At every stage of the experiment, critics (myself included) have warned that Osborne’s austerity policies would prove self-defeating. Any decent economics textbook will tell you that, other things being equal, cutting government spending causes the economy’s overall output to fall, tax revenues to decrease, and spending on benefits to increase. Almost invariably, the end result is slower growth (or a recession) and high budget deficits. Osborne, relying on arguments about restoring the confidence of investors and businessmen that his forebears at the U.K. Treasury used during the early nineteen-thirties against Keynes, insisted (and continues to insist) otherwise, but he has been proven wrong.
If decent economics textbooks teach their students that “cutting government spending causes the economy’s overall output to fall, tax revenues to decrease, and spending on benefits to increase,” and “the end result is slower growth (or a recession) and high budget deficits” then we should be using the indecent ones. Because there’s no conclusive evidence or natural experiment to support that view.
After mentioning how important it is for Americans to learn the lesson that the UK has now learned, Cassidy continues:
Just like the Bush Administration (2008) and the Obama Administration (2009), Gordon Brown’s Labour government had introduced a fiscal stimulus to help turn the economy around. G.D.P. was growing at an annual rate of about 2.5 per cent. Once Osborne’s cuts in spending started to be felt, however, things changed dramatically. In the fourth quarter of 2010, growth turned negative and a double-dip recession began. So far, it has lasted two years. While G.D.P. did expand in the third quarter of this year, the Office of Budget Responsibility, an independent economic agency that Osborne set up, has said that it expects another decline in the current quarter. For 2013, the O.B.R. is forecasting G.D.P. growth of just 1.3 per cent. With the economy so weak, the O.B.R. says that the unemployment rate will tick up from eight per cent to 8.2 per cent next year. That austerity has led to recession is undeniable.
But Cassidy does not give the reader any actual data on those budget cuts of Osborne’s that undeniably caused the recession other than to say that some departments were cut by 30%. So let’s take a look at what actually happened.
I am not an expert on UK economic data so I’m going to give you the two sources I know about, the UK’s Office of National Statistics (ONS) and Eurostat.
There is no reduction in nominal spending in either the Eurostat or ONS data. So no nominal austerity.
In real terms, the Eurostat data show a slight drop in 2010. Less than 1%. Let me write that again. Less than 1%. That’s the austerity that plunged the UK into a double-dip recession according to Cassidy and provided the natural experiment that makes our understanding of austerity official. In 2011, according to Eurostat, real spending fell 4.1%.

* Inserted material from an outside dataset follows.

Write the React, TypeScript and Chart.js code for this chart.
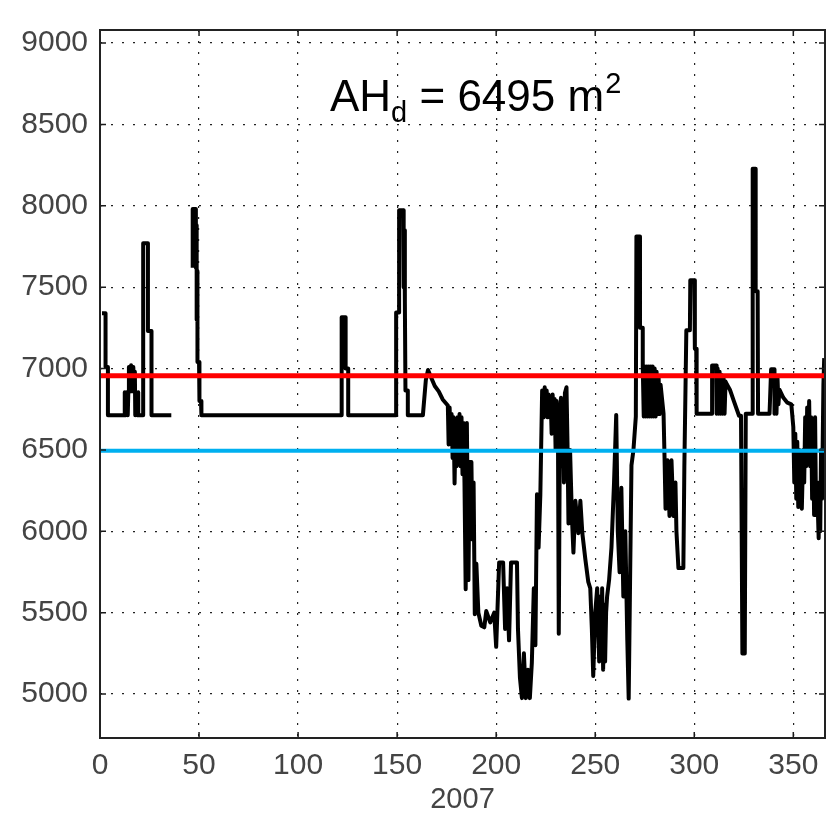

Draw your own conclusions.
And of course, these changes in government spending are not the only things that are changing in the world. As Jeffrey Sachs writes in the Financial Times:
And the UK’s slowdown has more to do with the eurozone crisis, declining North Sea oil and the inevitable contraction of the banking sector, than multiyear moves towards budget balance.
Mr. Cassidy has helped his readers know something that probably is not true. There has either been no austerity in the UK or at best, very little. There is no natural experiment here.